## [ENTRIES SUPPLIED]

#####

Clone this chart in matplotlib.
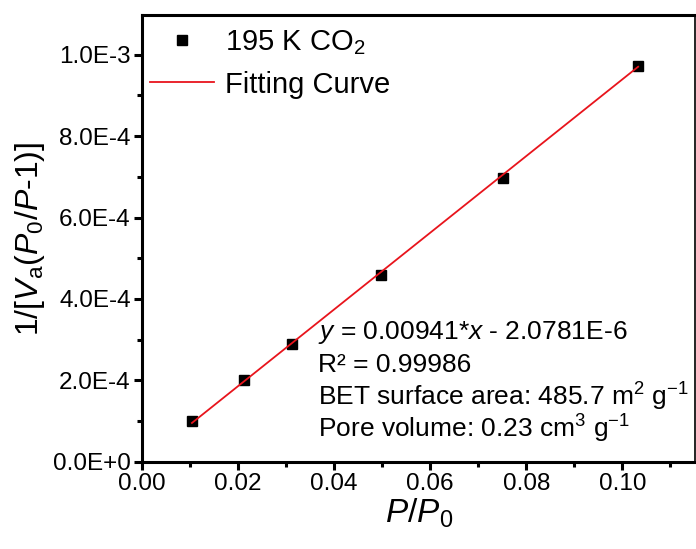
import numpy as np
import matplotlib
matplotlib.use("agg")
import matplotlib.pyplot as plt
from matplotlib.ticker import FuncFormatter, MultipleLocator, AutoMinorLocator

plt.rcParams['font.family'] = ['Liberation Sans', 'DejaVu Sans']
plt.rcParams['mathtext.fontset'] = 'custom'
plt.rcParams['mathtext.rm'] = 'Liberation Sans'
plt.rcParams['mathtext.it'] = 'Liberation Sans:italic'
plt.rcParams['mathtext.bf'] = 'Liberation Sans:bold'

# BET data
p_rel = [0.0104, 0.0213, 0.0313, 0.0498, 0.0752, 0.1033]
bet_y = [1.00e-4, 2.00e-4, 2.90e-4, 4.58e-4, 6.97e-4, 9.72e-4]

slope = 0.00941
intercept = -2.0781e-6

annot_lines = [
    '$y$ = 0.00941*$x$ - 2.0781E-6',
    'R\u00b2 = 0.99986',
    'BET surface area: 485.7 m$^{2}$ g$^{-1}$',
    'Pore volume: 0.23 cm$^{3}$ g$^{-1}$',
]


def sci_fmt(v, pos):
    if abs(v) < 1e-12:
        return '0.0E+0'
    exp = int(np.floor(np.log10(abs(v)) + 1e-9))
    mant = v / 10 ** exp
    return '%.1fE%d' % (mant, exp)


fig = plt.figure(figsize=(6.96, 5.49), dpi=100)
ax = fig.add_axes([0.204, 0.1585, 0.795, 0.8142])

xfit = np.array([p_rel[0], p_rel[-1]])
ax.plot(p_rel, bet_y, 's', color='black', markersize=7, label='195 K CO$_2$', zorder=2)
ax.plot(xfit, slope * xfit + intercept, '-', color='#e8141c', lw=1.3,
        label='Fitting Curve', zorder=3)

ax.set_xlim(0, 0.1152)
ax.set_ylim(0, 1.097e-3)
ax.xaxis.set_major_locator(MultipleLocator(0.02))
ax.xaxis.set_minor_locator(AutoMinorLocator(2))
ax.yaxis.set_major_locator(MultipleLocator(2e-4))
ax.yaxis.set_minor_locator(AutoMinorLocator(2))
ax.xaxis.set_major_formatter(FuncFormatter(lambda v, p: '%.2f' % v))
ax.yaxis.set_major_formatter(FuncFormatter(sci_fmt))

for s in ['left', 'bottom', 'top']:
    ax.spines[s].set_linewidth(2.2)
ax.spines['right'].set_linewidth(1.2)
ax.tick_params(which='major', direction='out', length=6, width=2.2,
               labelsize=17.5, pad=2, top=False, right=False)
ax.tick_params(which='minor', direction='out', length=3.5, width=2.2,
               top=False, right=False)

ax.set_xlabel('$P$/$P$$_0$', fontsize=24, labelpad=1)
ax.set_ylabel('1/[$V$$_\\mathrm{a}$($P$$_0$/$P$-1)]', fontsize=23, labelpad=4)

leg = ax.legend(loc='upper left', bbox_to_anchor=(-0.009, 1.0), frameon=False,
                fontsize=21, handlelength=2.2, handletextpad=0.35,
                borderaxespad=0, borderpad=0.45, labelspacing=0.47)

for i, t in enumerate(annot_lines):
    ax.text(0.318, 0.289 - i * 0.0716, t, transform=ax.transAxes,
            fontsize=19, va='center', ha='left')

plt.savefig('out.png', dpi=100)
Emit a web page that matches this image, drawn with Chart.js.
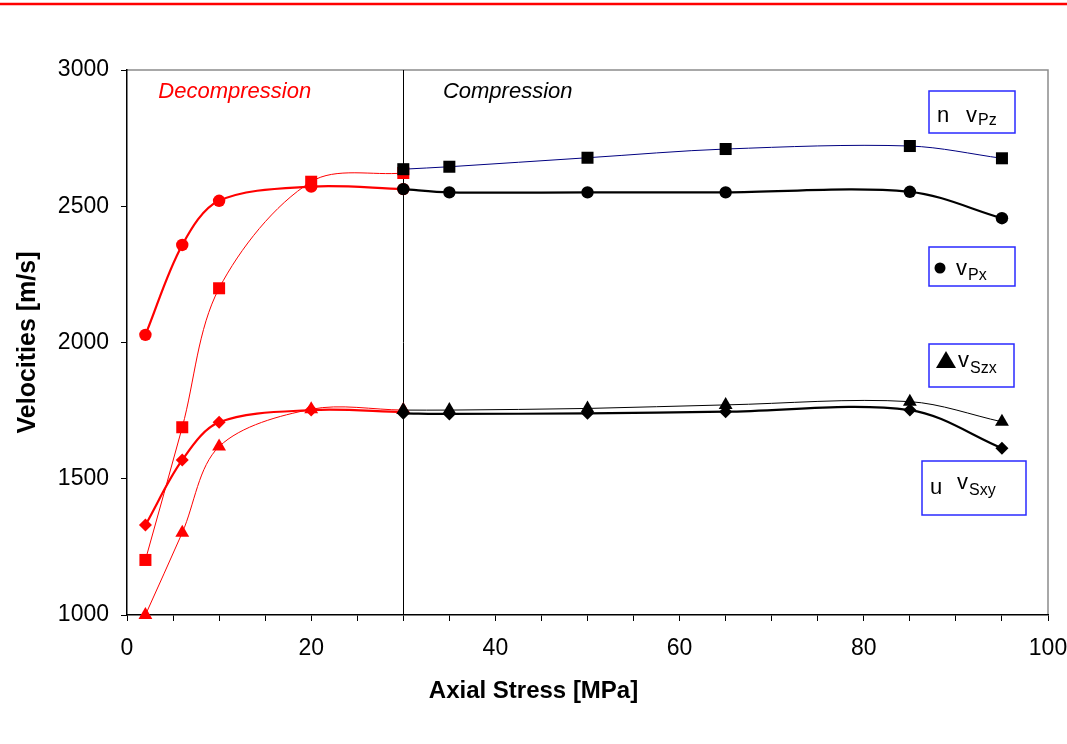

#####

## [GOAL]
Return each line exactly as written. Any picture gets left out.

## [OUTPUT]
Clone this chart in matplotlib.
import numpy as np
import matplotlib
matplotlib.use("agg")
import matplotlib.pyplot as plt
from matplotlib.ticker import FuncFormatter, MultipleLocator, AutoMinorLocator

plt.rcParams['font.family'] = ['Liberation Sans', 'DejaVu Sans']
plt.rcParams['mathtext.fontset'] = 'custom'
plt.rcParams['mathtext.rm'] = 'Liberation Sans'
plt.rcParams['mathtext.it'] = 'Liberation Sans:italic'
plt.rcParams['mathtext.bf'] = 'Liberation Sans:bold'

# BET data
p_rel = [0.0104, 0.0213, 0.0313, 0.0498, 0.0752, 0.1033]
bet_y = [1.00e-4, 2.00e-4, 2.90e-4, 4.58e-4, 6.97e-4, 9.72e-4]

slope = 0.00941
intercept = -2.0781e-6

annot_lines = [
    '$y$ = 0.00941*$x$ - 2.0781E-6',
    'R\u00b2 = 0.99986',
    'BET surface area: 485.7 m$^{2}$ g$^{-1}$',
    'Pore volume: 0.23 cm$^{3}$ g$^{-1}$',
]


def sci_fmt(v, pos):
    if abs(v) < 1e-12:
        return '0.0E+0'
    exp = int(np.floor(np.log10(abs(v)) + 1e-9))
    mant = v / 10 ** exp
    return '%.1fE%d' % (mant, exp)


fig = plt.figure(figsize=(6.96, 5.49), dpi=100)
ax = fig.add_axes([0.204, 0.1585, 0.795, 0.8142])

xfit = np.array([p_rel[0], p_rel[-1]])
ax.plot(p_rel, bet_y, 's', color='black', markersize=7, label='195 K CO$_2$', zorder=2)
ax.plot(xfit, slope * xfit + intercept, '-', color='#e8141c', lw=1.3,
        label='Fitting Curve', zorder=3)

ax.set_xlim(0, 0.1152)
ax.set_ylim(0, 1.097e-3)
ax.xaxis.set_major_locator(MultipleLocator(0.02))
ax.xaxis.set_minor_locator(AutoMinorLocator(2))
ax.yaxis.set_major_locator(MultipleLocator(2e-4))
ax.yaxis.set_minor_locator(AutoMinorLocator(2))
ax.xaxis.set_major_formatter(FuncFormatter(lambda v, p: '%.2f' % v))
ax.yaxis.set_major_formatter(FuncFormatter(sci_fmt))

for s in ['left', 'bottom', 'top']:
    ax.spines[s].set_linewidth(2.2)
ax.spines['right'].set_linewidth(1.2)
ax.tick_params(which='major', direction='out', length=6, width=2.2,
               labelsize=17.5, pad=2, top=False, right=False)
ax.tick_params(which='minor', direction='out', length=3.5, width=2.2,
               top=False, right=False)

ax.set_xlabel('$P$/$P$$_0$', fontsize=24, labelpad=1)
ax.set_ylabel('1/[$V$$_\\mathrm{a}$($P$$_0$/$P$-1)]', fontsize=23, labelpad=4)

leg = ax.legend(loc='upper left', bbox_to_anchor=(-0.009, 1.0), frameon=False,
                fontsize=21, handlelength=2.2, handletextpad=0.35,
                borderaxespad=0, borderpad=0.45, labelspacing=0.47)

for i, t in enumerate(annot_lines):
    ax.text(0.318, 0.289 - i * 0.0716, t, transform=ax.transAxes,
            fontsize=19, va='center', ha='left')

plt.savefig('out.png', dpi=100)
Emit a web page that matches this image, drawn with Chart.js.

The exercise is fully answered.